▶ **Written exercise**: Return nothing but the lines from the one with "Clone this chart in Plotly." through the one with "dot_y = [0.802]" in the data below, word for word and without pictures.

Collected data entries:
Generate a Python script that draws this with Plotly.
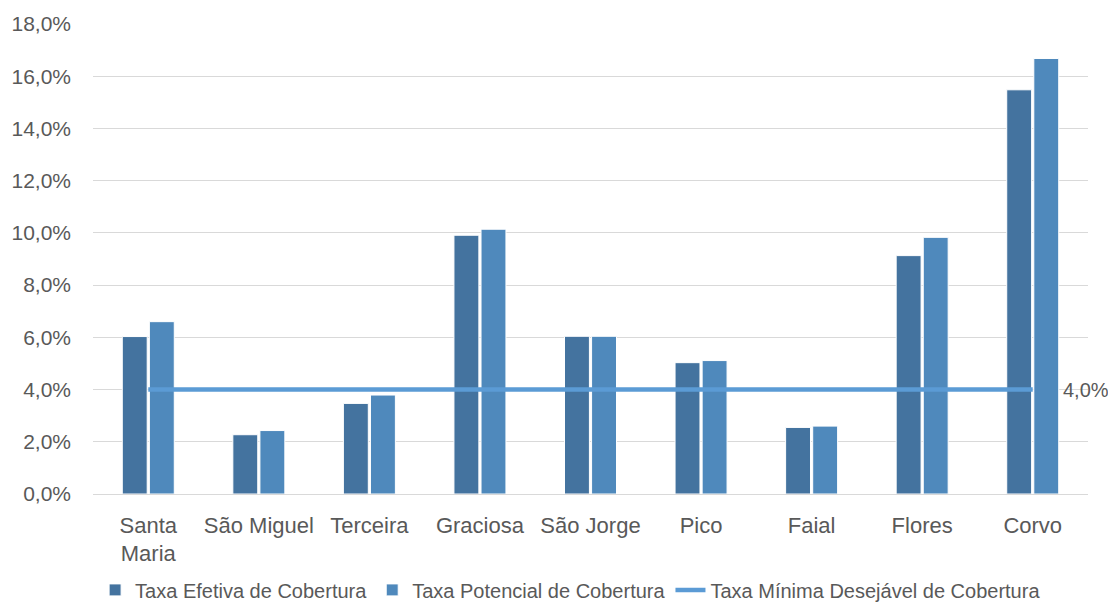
import plotly.graph_objects as go

categories = ["Santa<br>Maria", "São Miguel", "Terceira", "Graciosa", "São Jorge", "Pico", "Faial", "Flores", "Corvo"]
taxa_efetiva = [0.0603, 0.0227, 0.0347, 0.0991, 0.0604, 0.0503, 0.0255, 0.0913, 0.1548]
taxa_potencial = [0.0660, 0.0243, 0.0379, 0.1014, 0.0604, 0.0511, 0.0260, 0.0983, 0.1668]
taxa_minima = [0.04] * 9
minima_label = "4,0%"

names = ["Taxa Efetiva de Cobertura", "Taxa Potencial de Cobertura", "Taxa Mínima Desejável de Cobertura"]

FONT = "Liberation Sans, Arial, sans-serif"
TXT = "#595959"

fig = go.Figure()
fig.add_trace(go.Bar(x=categories, y=taxa_efetiva, name=names[0],
                     marker=dict(color="#44739F", line=dict(color="white", width=1))))
fig.add_trace(go.Bar(x=categories, y=taxa_potencial, name=names[1],
                     marker=dict(color="#4F89BC", line=dict(color="white", width=1))))
fig.add_trace(go.Scatter(x=categories, y=taxa_minima, name=names[2], mode="lines",
                         line=dict(color="#5B9BD5", width=4.5)))

fig.add_annotation(x=categories[-1], y=taxa_minima[-1], text=minima_label, showarrow=False,
                   xanchor="left", yanchor="middle", xshift=28,
                   font=dict(size=20, color=TXT, family=FONT))

fig.update_layout(
    width=1116, height=603,
    margin=dict(l=85, r=36, t=16, b=117, autoexpand=False),
    plot_bgcolor="white", paper_bgcolor="white",
    separators=",.",
    barmode="group", bargap=0.51, bargroupgap=0.08,
    font=dict(family=FONT, size=21, color=TXT),
    showlegend=True,
    legend=dict(orientation="h", x=0.48, xanchor="center",
                yref="container", y=0.035, yanchor="middle",
                font=dict(size=20, color=TXT, family=FONT),
                traceorder="normal", itemwidth=30, tracegroupgap=0),
)
fig.update_yaxes(range=[0, 0.18], dtick=0.02, tickformat=".1%", gridcolor="#D9D9D9",
                 gridwidth=1.3, zeroline=False, showline=False, ticks="",
                 ticklabelstandoff=21, automargin=False,
                 tickfont=dict(size=21, color=TXT, family=FONT))
fig.update_xaxes(range=[-0.5, 8.5], showline=True, linecolor="#D9D9D9", linewidth=1.3, ticks="",
                 ticklabelstandoff=11, automargin=False,
                 tickfont=dict(size=22, color=TXT, family=FONT))

fig.write_html("out.html")
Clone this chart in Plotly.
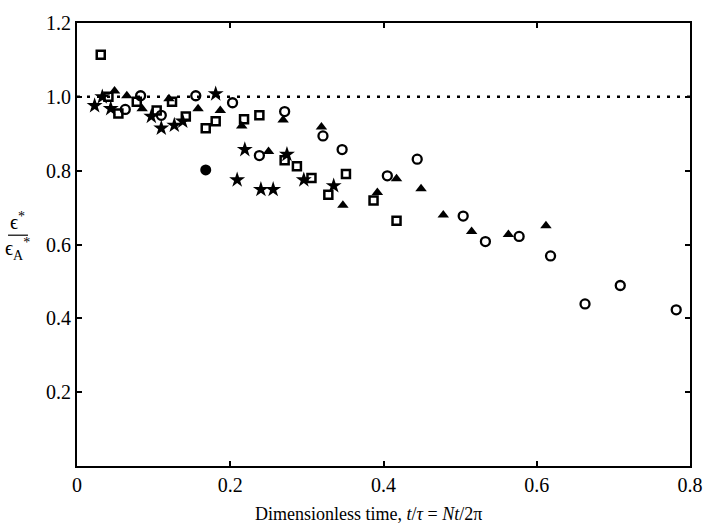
import plotly.graph_objects as go

# ---- data ----
circ_x = [0.063, 0.083, 0.110, 0.155, 0.203, 0.238, 0.271, 0.321, 0.346, 0.405,
          0.444, 0.504, 0.533, 0.577, 0.618, 0.663, 0.709, 0.782]
circ_y = [0.966, 1.003, 0.950, 1.003, 0.984, 0.841, 0.960, 0.894, 0.857, 0.786,
          0.831, 0.677, 0.608, 0.622, 0.569, 0.439, 0.489, 0.423]

dot_x = [0.168]
dot_y = [0.802]

tri_x = [0.049, 0.065, 0.085, 0.120, 0.158, 0.187, 0.215, 0.250, 0.269, 0.319,
         0.347, 0.392, 0.417, 0.449, 0.478, 0.515, 0.563, 0.612]
tri_y = [1.016, 1.003, 0.968, 0.995, 0.968, 0.963, 0.921, 0.852, 0.937, 0.918,
         0.706, 0.741, 0.778, 0.751, 0.680, 0.635, 0.627, 0.651]

sq_x = [0.031, 0.041, 0.054, 0.078, 0.104, 0.124, 0.142, 0.168, 0.181, 0.218,
        0.238, 0.271, 0.287, 0.306, 0.328, 0.351, 0.387, 0.417]
sq_y = [1.114, 1.000, 0.955, 0.987, 0.963, 0.987, 0.947, 0.915, 0.934, 0.939,
        0.950, 0.828, 0.812, 0.780, 0.735, 0.791, 0.719, 0.664]

star_x = [0.023, 0.033, 0.044, 0.097, 0.110, 0.127, 0.138, 0.181, 0.209, 0.219,
          0.240, 0.256, 0.274, 0.296, 0.335]
star_y = [0.976, 1.000, 0.968, 0.947, 0.915, 0.923, 0.934, 1.008, 0.775, 0.857,
          0.749, 0.749, 0.844, 0.775, 0.759]

REF_LEVEL = 1.0
ref_x = [0.0, 0.8]

x_ticks = [0, 0.2, 0.4, 0.6, 0.8]
x_tick_text = ["0", "0.2", "0.4", "0.6", "0.8"]
y_ticks = [0.2, 0.4, 0.6, 0.8, 1.0, 1.2]
y_tick_text = ["0.2", "0.4", "0.6", "0.8", "1.0", "1.2"]

FONT = "Liberation Serif"

fig = go.Figure()

fig.add_trace(go.Scatter(
    x=ref_x, y=[REF_LEVEL] * len(ref_x), mode="lines",
    line=dict(color="black", width=2.5, dash="3px,7px"),
    hoverinfo="skip", showlegend=False))

fig.add_trace(go.Scatter(
    x=circ_x, y=circ_y, mode="markers",
    marker=dict(symbol="circle-open", size=9, color="black",
                line=dict(width=2.3, color="black")),
    showlegend=False))

fig.add_trace(go.Scatter(
    x=dot_x, y=dot_y, mode="markers",
    marker=dict(symbol="circle", size=11, color="black"),
    showlegend=False))

fig.add_trace(go.Scatter(
    x=tri_x, y=tri_y, mode="markers",
    marker=dict(symbol="triangle-up", size=10, color="black",
                line=dict(width=0)),
    showlegend=False))

fig.add_trace(go.Scatter(
    x=sq_x, y=sq_y, mode="markers",
    marker=dict(symbol="square-open", size=8, color="black",
                line=dict(width=2.5, color="black")),
    showlegend=False))

fig.add_trace(go.Scatter(
    x=star_x, y=star_y, mode="markers",
    marker=dict(symbol="star", size=12, color="black", line=dict(width=0)),
    showlegend=False))

axis_common = dict(
    showgrid=False, zeroline=False, showline=True, linecolor="black",
    linewidth=2, mirror="ticks", ticks="inside", ticklen=5, tickwidth=1.5,
    tickcolor="black", tickfont=dict(family=FONT, size=20, color="black"),
)

fig.update_xaxes(range=[0, 0.8], tickvals=x_ticks, ticktext=x_tick_text,
                 **axis_common)
fig.update_yaxes(range=[0, 1.2], tickvals=y_ticks, ticktext=y_tick_text,
                 **axis_common)

fig.update_layout(
    width=715, height=529,
    margin=dict(l=77, r=14, t=12, b=63),
    plot_bgcolor="white", paper_bgcolor="white",
    font=dict(family=FONT, color="black"),
    annotations=[
        dict(text="Dimensionless time, <i>t</i>/<i>τ</i> = <i>Nt</i>/2π",
             xref="paper", yref="paper", x=0.476, y=-0.108,
             xanchor="center", yanchor="middle", showarrow=False,
             font=dict(family=FONT, size=18, color="black")),
        dict(text="ϵ<sup>*</sup>", xref="paper", yref="paper",
             x=-0.097, y=0.553, xanchor="center", yanchor="middle",
             showarrow=False, font=dict(family=FONT, size=20, color="black")),
        dict(text="ϵ<sub>A</sub><sup>*</sup>", xref="paper", yref="paper",
             x=-0.097, y=0.489, xanchor="center", yanchor="middle",
             showarrow=False, font=dict(family=FONT, size=20, color="black")),
    ],
    shapes=[dict(type="line", xref="paper", yref="paper",
                 x0=-0.1125, x1=-0.080, y0=0.521, y1=0.521,
                 line=dict(color="black", width=1.2))],
)

fig.write_html("out.html")
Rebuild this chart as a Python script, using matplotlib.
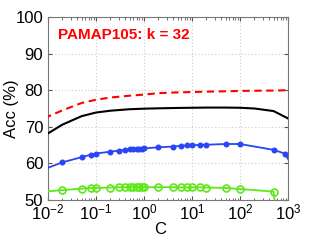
import matplotlib
matplotlib.use("Agg")
import matplotlib.pyplot as plt
import numpy as np
from matplotlib.ticker import LogLocator, FixedLocator, NullFormatter

plt.rcParams['font.family'] = ['Liberation Sans', 'DejaVu Sans']

# Data
c_red = [0.005, 0.01, 0.02, 0.05, 0.1, 0.2, 0.5, 1, 2, 5, 10, 20, 50, 100, 200, 500, 1000, 2000]
acc_red = [71.0, 72.8, 74.5, 76.5, 77.4, 78.0, 78.5, 78.8, 79.2, 79.4, 79.5, 79.6, 79.7, 79.8, 79.85, 79.9, 80.0, 80.0]

c_black = [0.005, 0.01, 0.02, 0.05, 0.1, 0.2, 0.5, 1, 2, 5, 10, 20, 50, 100, 200, 500, 1000, 2000]
acc_black = [65.5, 68.2, 70.6, 72.9, 73.9, 74.4, 74.8, 74.95, 75.05, 75.15, 75.2, 75.25, 75.25, 75.2, 75.0, 74.3, 72.3, 68.0]

c_blue = [0.005, 0.02, 0.05, 0.08, 0.1, 0.2, 0.3, 0.4, 0.5, 0.6, 0.7, 0.8, 0.9, 1, 2, 4, 6, 8, 10, 15, 20, 50, 100, 500, 850, 2000]
acc_blue = [57.3, 60.3, 61.7, 62.4, 62.7, 63.2, 63.5, 63.7, 63.8, 63.9, 64.0, 64.0, 64.05, 64.1, 64.4, 64.6, 64.8, 64.9, 64.9, 65.1, 65.1, 65.3, 65.3, 63.7, 62.7, 55.0]

c_green = [0.005, 0.02, 0.05, 0.08, 0.1, 0.2, 0.3, 0.4, 0.5, 0.6, 0.7, 0.8, 0.9, 1, 2, 4, 6, 8, 10, 15, 20, 50, 100, 500, 1000]
acc_green = [52.0, 52.7, 53.1, 53.3, 53.3, 53.4, 53.5, 53.5, 53.5, 53.5, 53.5, 53.5, 53.5, 53.5, 53.5, 53.5, 53.45, 53.45, 53.45, 53.45, 53.4, 53.3, 53.0, 52.3, 20.0]

title_text = "PAMAP105: k = 32"
y_ticks = [50, 60, 70, 80, 90, 100]
x_ticks = [1e-2, 1e-1, 1e0, 1e1, 1e2, 1e3]

fig = plt.figure(figsize=(3.19, 2.40), dpi=100)
ax = fig.add_axes([48/319, 1 - 200/240, 240/319, 183/240])

ax.plot(c_red, acc_red, color='#ff0000', linestyle=(0, (3.5, 2.2)), linewidth=1.5, zorder=3)
ax.plot(c_black, acc_black, color='black', linewidth=1.5, zorder=3)
ax.plot(c_blue, acc_blue, color='#2a45f5', linewidth=1.3, marker='o', markersize=3.3,
        markerfacecolor='#2a45f5', markeredgecolor='#2a45f5', zorder=3)
ax.plot(c_green, acc_green, color='#5ee817', linewidth=1.3, marker='o', markersize=5,
        markerfacecolor='none', markeredgecolor='#5ee817', markeredgewidth=1.2, zorder=3)

ax.set_xscale('log')
ax.set_xlim(1e-2, 1e3)
ax.set_ylim(50, 100)
ax.set_yticks(y_ticks)
ax.xaxis.set_major_locator(FixedLocator(x_ticks))
ax.xaxis.set_minor_locator(LogLocator(base=10, subs=np.arange(2, 10)))
ax.xaxis.set_minor_formatter(NullFormatter())

ax.grid(True, which='major', color='#cccccc', linestyle=(0, (1, 2)), linewidth=0.8)
ax.tick_params(which='both', direction='in', top=True, right=True, colors='#555555',
               labelcolor='black', labelsize=12)
ax.tick_params(axis='x', which='major', pad=2)
ax.tick_params(which='major', length=3)
ax.tick_params(which='minor', length=1.8)
for s in ax.spines.values():
    s.set_color('#777777')
    s.set_linewidth(0.8)

ax.set_ylabel('Acc (%)', fontsize=12)
ax.yaxis.set_label_coords((19 - 48) / 240, 0.5)
ax.set_xlabel('C', fontsize=12)
ax.xaxis.set_label_coords((160 - 48) / 240, -(222 - 200) / 183)

ax.text((58 - 48) / 240, (200 - 35) / 183, title_text, transform=ax.transAxes,
        color='#ff0000', fontsize=11, fontweight='bold', va='center', ha='left')

fig.savefig('out.png', dpi=100)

▶ **Result**:
Clone this chart in Plotly.
import plotly.graph_objects as go

# ---- data ----
circ_x = [0.063, 0.083, 0.110, 0.155, 0.203, 0.238, 0.271, 0.321, 0.346, 0.405,
          0.444, 0.504, 0.533, 0.577, 0.618, 0.663, 0.709, 0.782]
circ_y = [0.966, 1.003, 0.950, 1.003, 0.984, 0.841, 0.960, 0.894, 0.857, 0.786,
          0.831, 0.677, 0.608, 0.622, 0.569, 0.439, 0.489, 0.423]

dot_x = [0.168]
dot_y = [0.802]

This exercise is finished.